Posted on Jun 17 2022

As part of an ongoing commitment to coach development, Basketball Northern Territory hosted a coach development workshop for their high performance coaches recently, focusing trends in the international game.

The workshop involved coaches from the BNT state teams and high performance programs, as well as coaching staff from the Darwin Salties NBL1 program and was facilitated by Peter Lonergan from Basketball Australia. Here are some observations and takeaways from the session.

Defensive trends – 

  • Trend back towards pressure systems
  • Disruption a key area of focus – impacting rhythm, impacting common actions, impacting best players
  • Defensive schemes for common actions
  • Switching as a staple
  • Use of “advanced switching”
  • Expectation of defensive IQ
  • Scout discipline crucial to modern defence

Pick and roll defence – 

  • Use of schemes to impact best players
  • Focus on impacting the ball at the point of attack – hard show, blitz, “nexting”
  • Need to show elite guards different coverages – “ice”, “weak”, “next”
  • Scout discipline crucial in this setting- on average 50-60 PNR per team in NBL game
  • Teach it to defend it, but also recognise it offensively

Switching – 

  • Common strategy now – far more than even 5 years ago
  • Focus on switching to disrupt
  • Use of 3-way switching – attempt to stay out of “gross rotations”
  • Understand what hurts in the switch – paint catches against mis-match, offensive boards
  • Terminology – “wrap switch”, “peel switch”
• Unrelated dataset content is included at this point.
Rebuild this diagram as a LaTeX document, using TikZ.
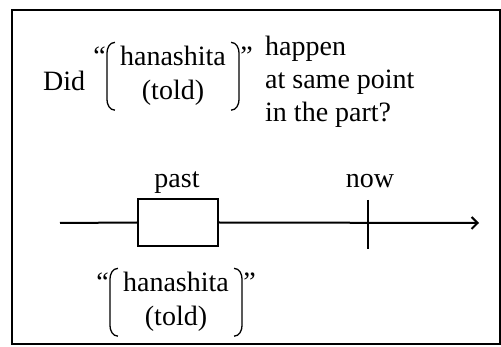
\documentclass[tikz,border=0pt]{standalone}
\usepackage{fontspec}
\setmainfont{Liberation Serif}
\usepackage{tikz}
\usetikzlibrary{positioning,calc,arrows.meta}

\tikzset{
  word/.style={font=\fontsize{28}{33}\selectfont, inner sep=0pt},
  paren/.style={line width=1.3pt},
  pastbox/.style={draw, line width=1.5pt, fill=white, minimum width=80pt, minimum height=47pt, inner sep=0pt}
}

% round brackets around a two-line group (#1 top line, #2 bottom line)
\newcommand{\parens}[2]{%
  \draw[paren] let \p1=(#1.north west), \p2=(#1.north east), \p3=(#2.south) in
    (\x1-5pt,\y1+4pt) to[out=180,in=90] (\x1-13pt,\y1-7pt) -- (\x1-13pt,\y3+7pt) to[out=-90,in=180] (\x1-5pt,\y3-4pt)
    (\x2+5pt,\y1+4pt) to[out=0,in=90] (\x2+13pt,\y1-7pt) -- (\x2+13pt,\y3+7pt) to[out=-90,in=0] (\x2+5pt,\y3-4pt);
}

\begin{document}
\begin{tikzpicture}[x=1pt,y=-1pt]
  \useasboundingbox (0,0) rectangle (501,347);
  \draw[line width=2pt] (12,10) rectangle (500,344);

  % question
  \node[word,anchor=base west] (did) at (43,91) {Did};
  \node[word,anchor=base] (hanaA) at (173,66) {hanashita};
  \node[word,anchor=base] (toldA) at ([yshift=-34pt]hanaA.base) {(told)};
  \parens{hanaA}{toldA}
  \node[word,anchor=base east] (lqA) at ([xshift=-14pt]hanaA.base west) {“};
  \node[word,anchor=base west] (rqA) at ([xshift=14pt]hanaA.base east) {”};
  \node[word,anchor=base west] (happen) at (265,56) {happen};
  \node[word,anchor=base west] (same) at ([yshift=-33pt]happen.base west) {at same point};
  \node[word,anchor=base west] (part) at ([yshift=-33pt]same.base west) {in the part?};

  % time line
  \coordinate (start) at (60,223);
  \coordinate (end) at (479,223);
  \node[pastbox] (box) at (178,222.5) {};
  \draw[line width=2pt,-{Straight Barb[length=6pt,width=12pt,line width=2pt]}] (start) -- (box.west) (box.east) -- (end);
  \coordinate (tickT) at (368,200);
  \coordinate (tickB) at (368,249);
  \draw[line width=2pt] (tickT) -- (tickB);
  \node[word,anchor=base] (past) at (177,188) {past};
  \node[word,anchor=base] (now) at (370,188) {now};

  % answer
  \node[word,anchor=base] (hanaB) at (176,292) {hanashita};
  \node[word,anchor=base] (toldB) at ([yshift=-34pt]hanaB.base) {(told)};
  \parens{hanaB}{toldB}
  \node[word,anchor=base east] (lqB) at ([xshift=-14pt]hanaB.base west) {“};
  \node[word,anchor=base west] (rqB) at ([xshift=14pt]hanaB.base east) {”};
\end{tikzpicture}
\end{document}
Offensive trends/observations – 

  • Concept of “One action is an offence” – Kerry Rupp
  • Less “sets”, more focus on concept and advantage
  • Advantage basketball – Quinn Snyder
    • See an advantage
    • Take the advantage
    • Keep the advantage
  • Wide pin downs and staggered screens – trending away from straight pick and roll sets
  • Spanish action – must expose players both sides of the ball
  • Early offence – you don’t want to “play against the scout” – Brian Goorjian

Thanks to Basketball Northern Territory High Performance Manager and Darwin Salties Women’s Head Coach Rod Tremlett for organising the workshop.